Start of DATA IN THIS EXERCISE
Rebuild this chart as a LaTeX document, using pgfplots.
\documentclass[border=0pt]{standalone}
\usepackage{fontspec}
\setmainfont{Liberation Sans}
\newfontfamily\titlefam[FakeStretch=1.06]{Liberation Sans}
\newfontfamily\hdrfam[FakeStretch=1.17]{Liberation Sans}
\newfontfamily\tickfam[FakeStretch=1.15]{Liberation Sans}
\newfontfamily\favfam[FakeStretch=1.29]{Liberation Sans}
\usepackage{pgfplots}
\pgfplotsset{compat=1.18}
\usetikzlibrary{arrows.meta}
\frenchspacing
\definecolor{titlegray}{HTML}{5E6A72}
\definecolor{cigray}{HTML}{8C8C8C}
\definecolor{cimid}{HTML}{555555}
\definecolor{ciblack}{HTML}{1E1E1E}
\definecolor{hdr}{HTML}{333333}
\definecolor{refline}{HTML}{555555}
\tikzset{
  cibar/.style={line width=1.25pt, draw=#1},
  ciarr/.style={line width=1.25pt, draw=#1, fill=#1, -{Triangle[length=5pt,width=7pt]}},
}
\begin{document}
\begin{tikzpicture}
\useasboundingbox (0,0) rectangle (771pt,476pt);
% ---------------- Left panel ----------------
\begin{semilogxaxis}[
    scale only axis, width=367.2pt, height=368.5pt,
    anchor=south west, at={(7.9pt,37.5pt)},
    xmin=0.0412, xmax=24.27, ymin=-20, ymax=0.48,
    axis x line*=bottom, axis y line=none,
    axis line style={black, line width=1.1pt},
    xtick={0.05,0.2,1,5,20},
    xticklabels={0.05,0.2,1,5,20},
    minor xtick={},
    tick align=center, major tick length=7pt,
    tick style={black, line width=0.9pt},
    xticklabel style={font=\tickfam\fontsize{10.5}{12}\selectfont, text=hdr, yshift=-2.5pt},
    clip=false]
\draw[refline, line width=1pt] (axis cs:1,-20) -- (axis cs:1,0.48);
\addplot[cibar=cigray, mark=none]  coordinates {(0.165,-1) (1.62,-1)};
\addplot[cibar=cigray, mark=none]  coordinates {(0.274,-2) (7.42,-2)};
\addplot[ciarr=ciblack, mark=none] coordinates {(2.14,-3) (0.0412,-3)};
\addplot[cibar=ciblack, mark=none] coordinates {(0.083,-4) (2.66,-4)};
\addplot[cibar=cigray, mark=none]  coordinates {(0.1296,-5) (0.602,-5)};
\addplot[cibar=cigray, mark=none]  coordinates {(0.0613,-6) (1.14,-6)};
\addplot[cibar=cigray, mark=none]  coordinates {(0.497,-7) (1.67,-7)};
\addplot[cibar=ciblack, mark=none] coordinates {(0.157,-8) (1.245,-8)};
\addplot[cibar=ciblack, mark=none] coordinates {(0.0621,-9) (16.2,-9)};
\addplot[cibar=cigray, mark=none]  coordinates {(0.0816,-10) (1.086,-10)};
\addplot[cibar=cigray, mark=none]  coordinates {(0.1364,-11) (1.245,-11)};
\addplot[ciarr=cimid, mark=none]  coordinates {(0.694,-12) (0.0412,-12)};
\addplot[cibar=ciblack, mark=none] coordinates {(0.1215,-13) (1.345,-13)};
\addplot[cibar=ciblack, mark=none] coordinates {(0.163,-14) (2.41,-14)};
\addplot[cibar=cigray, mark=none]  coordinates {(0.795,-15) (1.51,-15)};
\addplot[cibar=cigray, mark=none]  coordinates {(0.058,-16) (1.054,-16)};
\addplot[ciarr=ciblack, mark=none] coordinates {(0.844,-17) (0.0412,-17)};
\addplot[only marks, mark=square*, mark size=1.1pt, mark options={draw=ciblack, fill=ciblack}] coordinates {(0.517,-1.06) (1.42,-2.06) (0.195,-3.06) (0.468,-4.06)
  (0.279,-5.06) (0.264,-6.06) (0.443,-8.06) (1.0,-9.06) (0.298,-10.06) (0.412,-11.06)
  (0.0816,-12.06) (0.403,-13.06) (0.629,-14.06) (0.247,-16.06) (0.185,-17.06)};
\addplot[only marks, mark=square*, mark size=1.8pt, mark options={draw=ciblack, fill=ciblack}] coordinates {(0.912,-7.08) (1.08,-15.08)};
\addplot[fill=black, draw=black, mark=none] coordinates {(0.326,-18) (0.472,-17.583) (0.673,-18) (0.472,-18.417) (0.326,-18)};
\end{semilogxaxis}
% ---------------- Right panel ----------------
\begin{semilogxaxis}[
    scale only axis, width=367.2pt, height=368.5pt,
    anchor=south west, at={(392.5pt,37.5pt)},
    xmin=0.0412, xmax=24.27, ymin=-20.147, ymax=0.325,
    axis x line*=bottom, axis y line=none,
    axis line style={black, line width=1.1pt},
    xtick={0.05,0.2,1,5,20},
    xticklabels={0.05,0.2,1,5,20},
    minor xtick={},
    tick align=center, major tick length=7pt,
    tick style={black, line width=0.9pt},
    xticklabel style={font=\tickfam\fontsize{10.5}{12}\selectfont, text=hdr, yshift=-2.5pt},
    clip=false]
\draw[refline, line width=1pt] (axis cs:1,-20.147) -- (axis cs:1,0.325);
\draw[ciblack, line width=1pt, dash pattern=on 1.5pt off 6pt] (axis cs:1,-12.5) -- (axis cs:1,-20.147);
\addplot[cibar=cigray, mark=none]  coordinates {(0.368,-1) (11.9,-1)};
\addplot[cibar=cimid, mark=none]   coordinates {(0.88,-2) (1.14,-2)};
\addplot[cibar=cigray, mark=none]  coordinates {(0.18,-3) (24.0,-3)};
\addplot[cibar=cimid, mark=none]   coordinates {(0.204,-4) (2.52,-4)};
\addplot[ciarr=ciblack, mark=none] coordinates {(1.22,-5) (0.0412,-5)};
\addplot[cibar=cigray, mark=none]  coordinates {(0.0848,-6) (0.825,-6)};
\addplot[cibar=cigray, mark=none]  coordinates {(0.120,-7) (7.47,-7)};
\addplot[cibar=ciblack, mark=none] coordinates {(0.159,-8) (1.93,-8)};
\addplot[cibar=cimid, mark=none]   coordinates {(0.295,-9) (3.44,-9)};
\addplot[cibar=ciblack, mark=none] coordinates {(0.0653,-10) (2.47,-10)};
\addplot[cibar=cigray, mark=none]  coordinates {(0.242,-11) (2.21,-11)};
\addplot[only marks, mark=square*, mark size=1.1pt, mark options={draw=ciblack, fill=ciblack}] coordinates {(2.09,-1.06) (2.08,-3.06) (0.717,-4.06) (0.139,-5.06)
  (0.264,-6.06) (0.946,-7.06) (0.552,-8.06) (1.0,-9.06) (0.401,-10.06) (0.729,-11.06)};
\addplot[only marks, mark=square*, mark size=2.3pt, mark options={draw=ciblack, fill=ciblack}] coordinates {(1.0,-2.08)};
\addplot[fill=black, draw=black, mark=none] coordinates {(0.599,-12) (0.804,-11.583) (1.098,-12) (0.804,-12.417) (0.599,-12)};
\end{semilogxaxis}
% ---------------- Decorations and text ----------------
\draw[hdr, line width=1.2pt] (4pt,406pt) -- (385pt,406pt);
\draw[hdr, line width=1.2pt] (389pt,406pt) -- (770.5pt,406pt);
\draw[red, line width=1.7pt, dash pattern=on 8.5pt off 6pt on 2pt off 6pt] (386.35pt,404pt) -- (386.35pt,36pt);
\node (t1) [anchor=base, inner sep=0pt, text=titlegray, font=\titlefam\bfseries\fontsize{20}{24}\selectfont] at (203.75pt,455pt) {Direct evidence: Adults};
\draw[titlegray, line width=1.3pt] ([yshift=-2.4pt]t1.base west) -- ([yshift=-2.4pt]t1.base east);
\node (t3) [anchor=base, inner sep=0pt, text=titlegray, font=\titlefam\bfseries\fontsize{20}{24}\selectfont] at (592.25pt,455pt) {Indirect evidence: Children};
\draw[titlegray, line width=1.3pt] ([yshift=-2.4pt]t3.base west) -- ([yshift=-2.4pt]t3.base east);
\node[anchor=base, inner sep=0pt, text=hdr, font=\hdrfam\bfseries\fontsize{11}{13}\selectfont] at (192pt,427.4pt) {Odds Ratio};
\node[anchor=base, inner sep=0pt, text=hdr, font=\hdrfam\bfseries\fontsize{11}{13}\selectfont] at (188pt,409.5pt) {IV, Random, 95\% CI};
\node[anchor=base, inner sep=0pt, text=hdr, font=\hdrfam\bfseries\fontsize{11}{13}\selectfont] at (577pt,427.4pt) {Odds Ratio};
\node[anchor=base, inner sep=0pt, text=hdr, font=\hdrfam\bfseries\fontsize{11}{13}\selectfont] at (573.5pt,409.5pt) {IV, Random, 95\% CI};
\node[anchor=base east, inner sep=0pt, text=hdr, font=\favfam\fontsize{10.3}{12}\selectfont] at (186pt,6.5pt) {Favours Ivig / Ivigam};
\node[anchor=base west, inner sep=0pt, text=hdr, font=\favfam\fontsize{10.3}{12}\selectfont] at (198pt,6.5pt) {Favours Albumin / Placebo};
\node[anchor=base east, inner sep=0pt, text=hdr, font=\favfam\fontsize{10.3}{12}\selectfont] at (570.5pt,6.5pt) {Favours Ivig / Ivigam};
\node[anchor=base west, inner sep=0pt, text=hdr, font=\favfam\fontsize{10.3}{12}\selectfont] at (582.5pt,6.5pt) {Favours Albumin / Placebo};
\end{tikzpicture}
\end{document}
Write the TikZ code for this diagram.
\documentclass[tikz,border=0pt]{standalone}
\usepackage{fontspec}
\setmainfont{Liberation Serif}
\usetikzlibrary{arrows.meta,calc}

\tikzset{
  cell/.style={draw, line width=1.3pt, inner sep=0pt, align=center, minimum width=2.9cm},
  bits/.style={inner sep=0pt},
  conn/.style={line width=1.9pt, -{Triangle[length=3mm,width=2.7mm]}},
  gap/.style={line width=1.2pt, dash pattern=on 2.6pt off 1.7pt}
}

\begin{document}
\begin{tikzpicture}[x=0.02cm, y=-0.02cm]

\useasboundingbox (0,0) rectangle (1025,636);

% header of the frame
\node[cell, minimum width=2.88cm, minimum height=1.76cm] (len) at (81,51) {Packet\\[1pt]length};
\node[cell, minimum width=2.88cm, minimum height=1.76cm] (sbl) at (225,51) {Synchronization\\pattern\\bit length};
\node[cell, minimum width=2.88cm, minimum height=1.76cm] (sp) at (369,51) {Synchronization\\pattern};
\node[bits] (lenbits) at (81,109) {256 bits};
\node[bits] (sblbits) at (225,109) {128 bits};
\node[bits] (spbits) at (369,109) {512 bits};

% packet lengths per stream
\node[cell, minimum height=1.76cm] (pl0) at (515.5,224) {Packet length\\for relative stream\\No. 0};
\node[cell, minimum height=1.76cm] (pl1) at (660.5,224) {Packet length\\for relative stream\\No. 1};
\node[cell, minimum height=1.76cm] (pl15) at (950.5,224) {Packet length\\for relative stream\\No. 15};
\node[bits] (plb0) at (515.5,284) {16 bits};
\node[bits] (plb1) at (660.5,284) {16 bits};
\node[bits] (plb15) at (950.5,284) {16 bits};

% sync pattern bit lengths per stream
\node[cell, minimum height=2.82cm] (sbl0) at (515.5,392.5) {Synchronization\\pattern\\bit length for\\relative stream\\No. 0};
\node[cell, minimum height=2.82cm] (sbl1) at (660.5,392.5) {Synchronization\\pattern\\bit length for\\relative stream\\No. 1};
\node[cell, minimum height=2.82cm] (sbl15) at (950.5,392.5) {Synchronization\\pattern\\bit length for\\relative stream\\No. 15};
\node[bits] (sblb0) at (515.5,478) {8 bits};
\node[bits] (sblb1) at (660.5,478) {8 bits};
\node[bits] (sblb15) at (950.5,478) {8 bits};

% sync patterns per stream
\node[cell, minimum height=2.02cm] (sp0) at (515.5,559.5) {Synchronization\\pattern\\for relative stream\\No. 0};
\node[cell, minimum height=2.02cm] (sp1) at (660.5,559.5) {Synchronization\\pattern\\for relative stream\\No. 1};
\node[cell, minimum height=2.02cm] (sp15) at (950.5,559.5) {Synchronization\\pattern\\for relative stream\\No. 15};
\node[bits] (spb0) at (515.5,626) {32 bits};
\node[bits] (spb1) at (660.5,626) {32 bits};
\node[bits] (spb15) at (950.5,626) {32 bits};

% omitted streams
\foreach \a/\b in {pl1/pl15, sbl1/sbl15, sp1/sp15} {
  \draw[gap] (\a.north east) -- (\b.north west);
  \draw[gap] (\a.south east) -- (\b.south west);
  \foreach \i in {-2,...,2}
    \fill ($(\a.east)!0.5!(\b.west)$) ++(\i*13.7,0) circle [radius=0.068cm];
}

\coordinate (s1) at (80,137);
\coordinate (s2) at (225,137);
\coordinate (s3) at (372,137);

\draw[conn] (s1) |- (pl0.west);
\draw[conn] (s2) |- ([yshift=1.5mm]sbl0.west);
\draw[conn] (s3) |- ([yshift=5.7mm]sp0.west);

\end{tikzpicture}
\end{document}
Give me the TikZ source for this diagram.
End of DATA IN THIS EXERCISE
DIRECTIONS FOR THIS TASK » Exactly the lines from the line containing "Write the TikZ code for this diagram." to the line containing "(sblb15) at (950.5,478)", both included, are to be set down; no other line belongs in the answer.

COMPLETE RESPONSE »
Write the TikZ code for this diagram.
\documentclass[tikz,border=0pt]{standalone}
\usepackage{fontspec}
\setmainfont{Liberation Serif}
\usetikzlibrary{arrows.meta,calc}

\tikzset{
  cell/.style={draw, line width=1.3pt, inner sep=0pt, align=center, minimum width=2.9cm},
  bits/.style={inner sep=0pt},
  conn/.style={line width=1.9pt, -{Triangle[length=3mm,width=2.7mm]}},
  gap/.style={line width=1.2pt, dash pattern=on 2.6pt off 1.7pt}
}

\begin{document}
\begin{tikzpicture}[x=0.02cm, y=-0.02cm]

\useasboundingbox (0,0) rectangle (1025,636);

% header of the frame
\node[cell, minimum width=2.88cm, minimum height=1.76cm] (len) at (81,51) {Packet\\[1pt]length};
\node[cell, minimum width=2.88cm, minimum height=1.76cm] (sbl) at (225,51) {Synchronization\\pattern\\bit length};
\node[cell, minimum width=2.88cm, minimum height=1.76cm] (sp) at (369,51) {Synchronization\\pattern};
\node[bits] (lenbits) at (81,109) {256 bits};
\node[bits] (sblbits) at (225,109) {128 bits};
\node[bits] (spbits) at (369,109) {512 bits};

% packet lengths per stream
\node[cell, minimum height=1.76cm] (pl0) at (515.5,224) {Packet length\\for relative stream\\No. 0};
\node[cell, minimum height=1.76cm] (pl1) at (660.5,224) {Packet length\\for relative stream\\No. 1};
\node[cell, minimum height=1.76cm] (pl15) at (950.5,224) {Packet length\\for relative stream\\No. 15};
\node[bits] (plb0) at (515.5,284) {16 bits};
\node[bits] (plb1) at (660.5,284) {16 bits};
\node[bits] (plb15) at (950.5,284) {16 bits};

% sync pattern bit lengths per stream
\node[cell, minimum height=2.82cm] (sbl0) at (515.5,392.5) {Synchronization\\pattern\\bit length for\\relative stream\\No. 0};
\node[cell, minimum height=2.82cm] (sbl1) at (660.5,392.5) {Synchronization\\pattern\\bit length for\\relative stream\\No. 1};
\node[cell, minimum height=2.82cm] (sbl15) at (950.5,392.5) {Synchronization\\pattern\\bit length for\\relative stream\\No. 15};
\node[bits] (sblb0) at (515.5,478) {8 bits};
\node[bits] (sblb1) at (660.5,478) {8 bits};
\node[bits] (sblb15) at (950.5,478) {8 bits};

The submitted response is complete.